In the current thinking the DPEs run co-located with the CPE, which
would run nearby (but not necessarily on the same server as) the oVirt
Engine.

However, you bring up a good point in that the DPEs could be distributed
to the hosts.  (Right now CPE/DPE communication uses IPC but this could
be replaced with something TCP oriented)

Note: Not relying on anything from the host was a design constraint for
Pacemaker Cloud.  oVirt is different in that you can put things on the
hosts, so there may be optimizations we can make due to this relaxed
constraint, like putting the DPEs onto the Hosts.

> What this would translate to is a more distributed way of monitoring
> and moving around of VMs/services.  E.g. for each service, engine
> would run the VM on host A and let host B know that it is the
> failover node for this service.

That seems restrictive.  Why not allow that VM to fail over to 'any
other node in the cloud' vs. picking a specific piece of hardware?  If
you allow it to just pick the best available node at the time using
predefined policies that will result in less focus on the individual
hosts and make things more cloud-like (abstraction of resources)

>  Node B would be monitoring the
> heartbeats for the services it is in charge of and take over when
> needed. In case host B crashes, engine would choose a different host
> to be the failover node (note that there can be more than 2 nodes
> with a predefined order of priority).

Agree with this... Sort of what I said above, the DPE could run on HostB
to monitor stuff running on Hosts A and C (for case where there are
multiple VMs across different hosts in an application group).  And if
the DPE or HostB fails, then the CPE would respawn a new DPE on a new host.

I think Pacemaker Cloud could fit the paradigm you're looking for here.
 But it will require a little integration work.  On the other hand, if
you are looking to keep this more Java oriented or very tightly
integrated with the oVirt codebase, then you could probably take similar
concepts as what has already been done in pcmk-cloud and re-implement them.
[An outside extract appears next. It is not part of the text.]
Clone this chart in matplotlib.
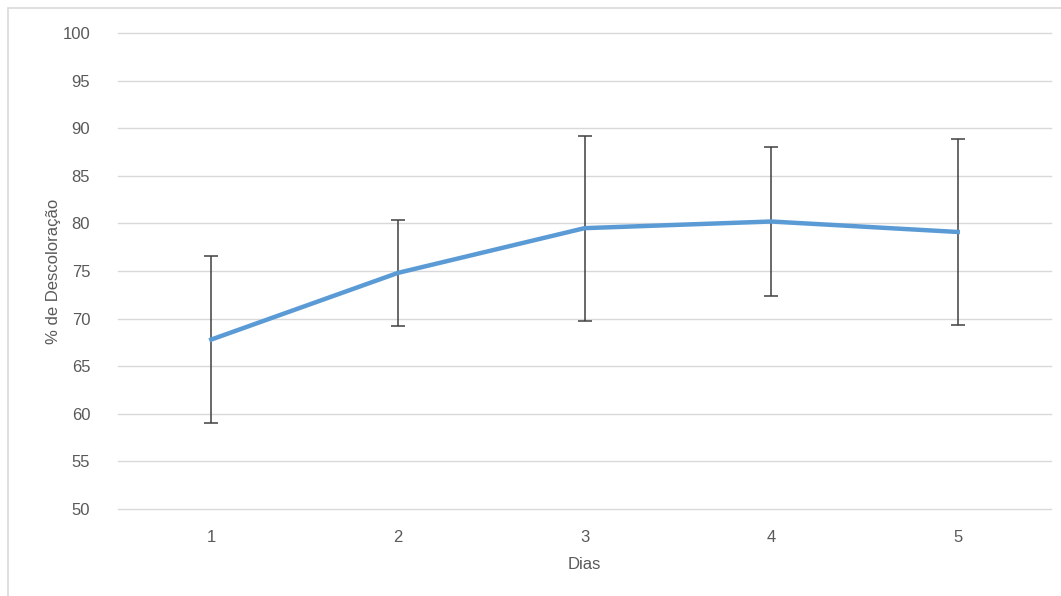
import matplotlib.pyplot as plt
from matplotlib.patches import Rectangle

plt.rcParams['font.family'] = ['Liberation Sans', 'DejaVu Sans']

dias = [1, 2, 3, 4, 5]
descoloracao = [67.8, 74.8, 79.5, 80.2, 79.1]
erro = [8.8, 5.6, 9.7, 7.8, 9.8]
yticks = list(range(50, 101, 5))

fig = plt.figure(figsize=(10.61, 5.96), dpi=100)
ax = fig.add_axes([0.1112, 0.146, 0.8794, 0.7986])

# outer chart border (cut off at right and bottom)
fig.patches.append(Rectangle((8 / 1061, -0.05), 1.1, 1 - 8 / 596 + 0.05,
                             transform=fig.transFigure, fill=False,
                             edgecolor='#d9d9d9', lw=1.2))

ax.errorbar(dias, descoloracao, yerr=erro, color='#5b9bd5', lw=3.2,
            ecolor='#404040', elinewidth=1.1, capsize=5, capthick=1.1, zorder=3)

ax.set_xlim(0.5, 5.5)
ax.set_ylim(50, 100)
ax.set_yticks(yticks)
ax.set_xticks(dias)
ax.yaxis.grid(True, color='#d9d9d9', lw=1)
for gl in ax.get_ygridlines():
    gl.set_clip_on(False)
ax.set_axisbelow(True)
for s in ax.spines.values():
    s.set_visible(False)
ax.tick_params(length=0, labelsize=12, labelcolor='#595959')
ax.tick_params(axis='y', pad=20)
ax.tick_params(axis='x', pad=15)

ax.set_xlabel('Dias', fontsize=12, color='#595959', labelpad=9)
ax.set_ylabel('% de Descoloração', fontsize=12, color='#595959', labelpad=1)

fig.savefig('out.png', dpi=100)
Either way works.  We'd be happy to assist either with integration of
pcmk-cloud here or with general advice on HA as you work on the Java
implementation.

Perry

[1] This daemon right now is called the DPE for Deployable Policy
    Engine, since in the Aeolus terminology a Deployable was a set of
    VMs that were coordinated to run an application.  For example, 2
    VMs, one running a database and the other running a web server.

    Aeolus terminology has changed and 'Deployable' is no longer used
    to describe this.  Instead this is called an Application Set/Group

    Because pcmk-cloud adopted Aeolus terminology and the Deployable
    term is not really well known, we're probably going to rename the
    DPE to be "Cloud Application Policy Engine" or CAPE.